The regulator said: "This will include stricter rules on related-party transactions and limits on exposure to the property sector."

The stricter rules on property-sector exposure to prevent concentration risk could affect loans to property developers, construction companies and investment properties.

Liberalising rules on finance companies is in line with the recommendations by the Committee on the Future Economy (CFE) to help traditional providers morph into innovative firms.

In the US and UK, SME banks and online-lending platforms funded by various sources including equity crowdfunding have been extending loans to SMEs, using intelligent systems to perform credit assessments.

A big player is China's Ant Financial, controlled by Jack Ma, the founder of Alibaba. Ant Financial, which provides small loans to enterprises and individuals, was valued at about US$60 billion after a US$4.5 billion funding round last April, Reuters reported.

Separately, homegrown Funding Societies said it is launching FS Bolt, a mobile application to provide working capital loans to local SMEs. FS Bolt, which uses intelligent systems to include non-traditional datasets in its credit-assessment processes, offers loans of up to S$20,000.

The application process takes two minutes to complete and with automated credit assessment in two hours, disbursement happens within 24 hours - making FS Bolt the quickest source of working capital loans in Singapore, it said.

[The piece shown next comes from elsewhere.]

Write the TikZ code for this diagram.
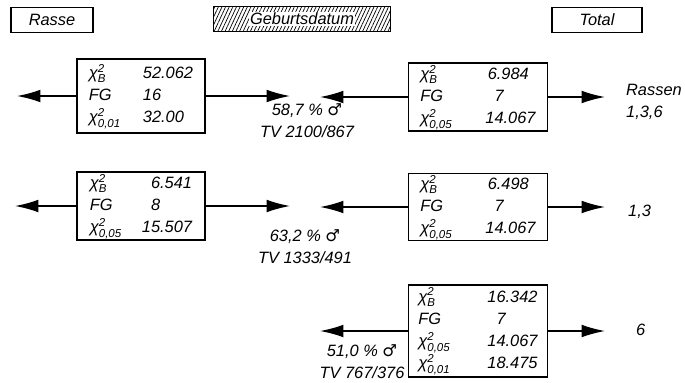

Launched in 2015, Funding Societies has raised S$40 million - comprising S$10 million from a venture capitalist to start the business and S$30 million via crowdfunding to disburse as SME loans, said co-founder Kelvin Teo. He said he is working with DBS Bank to refer requests for bigger loans to it; in turn, DBS refers requests for small loans to Funding Societies. "I'm open to working with finance companies," said Mr Teo.